= Donald Grant (surveyor) =

Donald Morrison Grant is a professional surveyor and the former Surveyor-General of New South Wales.

==Early life==
Grant was born in Bairnsdale, Victoria in 1934. He attended St Patrick's College, Ballarat, Victoria.

==Public Service Career==
Grant was appointed Chief Surveyor, Adelaide City Council in 1965. In 1980, he was appointed Assistant Surveyor-General in the South Australian Lands Department and was later promoted to Deputy Surveyor-General. In 1986, he was appointed Surveyor-General of New South Wales and remained in that position until he retired in 2000.

==Military service==
Grant is a graduate of the Officer Cadet School, Portsea, class June 1954. He was commissioned into the Royal Australian Engineers and served for eight years in the Regular Army. After leaving the Regular Army he continued service in the Army Reserve attaining the rank of Lieutenant Colonel. His military service included overseas deployment to Papua New Guinea, Japan and South Vietnam. He was awarded the Reserve Force Decoration in 1982. He was previously awarded the National Medal in 1977 and a clasp to the medal in 1979.
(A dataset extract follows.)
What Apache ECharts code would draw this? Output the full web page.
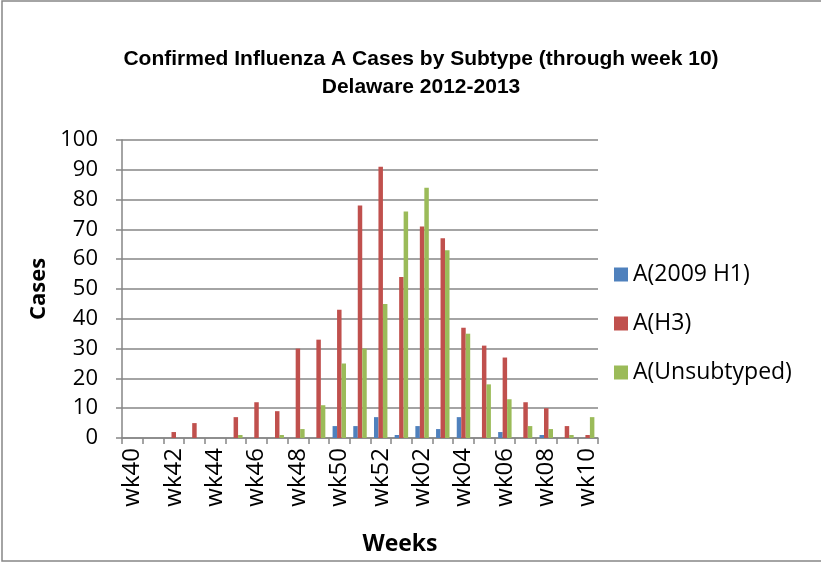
<!DOCTYPE html>
<html>
<head>
<meta charset="utf-8">
<script src="https://cdn.jsdelivr.net/npm/echarts@6/dist/echarts.min.js"></script>
<style>
  html, body { margin: 0; padding: 0; background: #fff; }
  #chart { width: 821px; height: 563px; }
</style>
</head>
<body>
<div id="chart"></div>
<script>
var weeks = ['wk40', 'wk41', 'wk42', 'wk43', 'wk44', 'wk45', 'wk46', 'wk47', 'wk48', 'wk49', 'wk50', 'wk51', 'wk52',
    'wk01', 'wk02', 'wk03', 'wk04', 'wk05', 'wk06', 'wk07', 'wk08', 'wk09', 'wk10'];
var h1_2009 = [0, 0, 0, 0, 0, 0, 0, 0, 0, 0, 4, 4, 7, 1, 4, 3, 7, 0, 2, 0, 1, 0, 0];
var h3 = [0, 0, 2, 5, 0, 7, 12, 9, 30, 33, 43, 78, 91, 54, 71, 67, 37, 31, 27, 12, 10, 4, 1];
var unsubtyped = [0, 0, 0, 0, 0, 1, 0, 1, 3, 11, 25, 30, 45, 76, 84, 63, 35, 18, 13, 4, 3, 1, 7];
var seriesNames = ['A(2009 H1)', 'A(H3)', 'A(Unsubtyped)'];
var colors = ['#4F81BD', '#C0504D', '#9BBB59'];

var font = '"Open Sans", sans-serif';
var gray = '#868686';

var init_barChart = function () {
    var myChart = echarts.init(document.getElementById('chart'));
    var dataSets = [h1_2009, h3, unsubtyped];
    var series = dataSets.map(function (d, i) {
        return {
            name: seriesNames[i],
            type: 'bar',
            data: d,
            barGap: '0%',
            barCategoryGap: '35%',
            itemStyle: { color: colors[i] }
        };
    });

    var option = {
        animation: false,
        backgroundColor: '#fff',
        title: {
            text: 'Confirmed Influenza A Cases by Subtype (through week 10)\nDelaware 2012-2013',
            left: 416,
            top: 40,
            textAlign: 'center',
            textStyle: {
                fontFamily: '"Liberation Sans", Arial, sans-serif',
                fontWeight: 'bold',
                fontSize: 21,
                lineHeight: 28,
                color: '#000'
            }
        },
        legend: {
            orient: 'vertical',
            left: 609,
            top: 258,
            itemWidth: 14,
            itemHeight: 14,
            itemGap: 26,
            icon: 'rect',
            data: seriesNames,
            textStyle: { fontFamily: font, fontSize: 23, color: '#000' }
        },
        grid: { left: 122, right: 223, top: 140, bottom: 125 },
        xAxis: {
            type: 'category',
            data: weeks,
            name: 'Weeks',
            nameLocation: 'middle',
            nameGap: 95,
            nameTextStyle: { fontFamily: font, fontWeight: 'bold', fontSize: 23, color: '#000', padding: [0, 0, 0, 80] },
            axisLine: { lineStyle: { color: gray, width: 1.5 } },
            axisTick: { show: true, interval: 0, length: 6, lineStyle: { color: gray, width: 1.5 } },
            axisLabel: { interval: 1, rotate: 90, margin: 10, fontFamily: font, fontSize: 24, color: '#000' }
        },
        yAxis: {
            type: 'value',
            min: 0,
            max: 100,
            interval: 10,
            name: 'Cases',
            nameLocation: 'middle',
            nameGap: 66,
            nameTextStyle: { fontFamily: font, fontWeight: 'bold', fontSize: 22, color: '#000' },
            axisLine: { show: true, lineStyle: { color: gray, width: 1.5 } },
            axisTick: { show: true, length: 6, lineStyle: { color: gray, width: 1.5 } },
            axisLabel: { margin: 24, fontFamily: font, fontSize: 22, color: '#000' },
            splitLine: { lineStyle: { color: gray, width: 1.5 } }
        },
        graphic: [{
            type: 'rect',
            shape: { x: 2, y: 1, width: 830, height: 560 },
            style: { fill: 'none', stroke: gray, lineWidth: 1.5 },
            silent: true
        }],
        series: series
    };
    myChart.setOption(option);
};

init_barChart();
</script>
</body>
</html>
==Public Sector Mapping Agencies==
Grant conceived and led the establishment of the Public Sector Mapping Agencies (PSMA) and was the founder and inaugural chair. His leadership brought together of the mapping agencies of the Commonwealth Government and each of the States and Territories to produce the fundamental digital spatial mapping to support the official five yearly Australian censuses and to ensure Australia had quality-assured, reliable, seamless mapping and spatial data to support the needs of government, scientific monitoring and development of a national spatial information services industry. The impact on the way the government and private sectors, and the wider community operate, cannot be overestimated – from the use of national address files to bringing land parcel boundaries and land ownership to the person in the street, to assisting in real estate management to planning systems, to the way society uses the Internet to purchase goods on line through auto recognition of street addresses.
Grant's leadership was at a time of tension between the Commonwealth and State/territory mapping agencies and followed a well-publicized period of tension within the Commonwealth between the former Australian Survey Office (ASO), Division of National Mapping (Natmap) and the Royal Australian Survey Corps (RASvy) during 1986–88. Even after the creation of the then Australian Surveying and Land Information Group (AUSLIG) by amalgamating ASO and Natmap, the tension continued such that the Australian Bureau of Statistics (ABS), dissatisfied with the technical inertia of Natmap and the difficulties in adopting modern spatial data approaches and design at a Federal level, opted away from Natmap for the 1991 Census, to pursue a private sector mapping provider – Peripheral Systems. Unfortunately, ABS's engagement of Peripheral Systems was largely sub-optimal for the Census. Grant saw this as an opportunity for the nation to forge a partnership between all government mapping agencies to produce a seamless, authoritative mapping base for the census and also to ensure all States and territories were able to complete and upgrade all existing state/territory cadastres (land parcel mapping for support of land registration and land management).

==Honours and awards==
Grant was appointed an Officer of the Order of Australia in January 2020 for "distinguished service to surveying, particularly through the establishment of a combined public sector mapping agency" He was previously appointed a Member of the Order of Australia in June 1994 in recognition of service to surveying. Grant has also been awarded three honorary doctorate degrees from Australian universities. In 1997, Charles Sturt University conferred on Grant the degree of Doctor of Applied Science (honoris causa) for his contribution to Australian and international surveying, mapping and spatial information. Also in 1997, the University of New South Wales awarded Grant the degree of Doctor of Science (honoris causa). In 2004, the University of Melbourne awarded Grant the degree of Doctor of Surveying (honoris causa) for his contributions to surveying.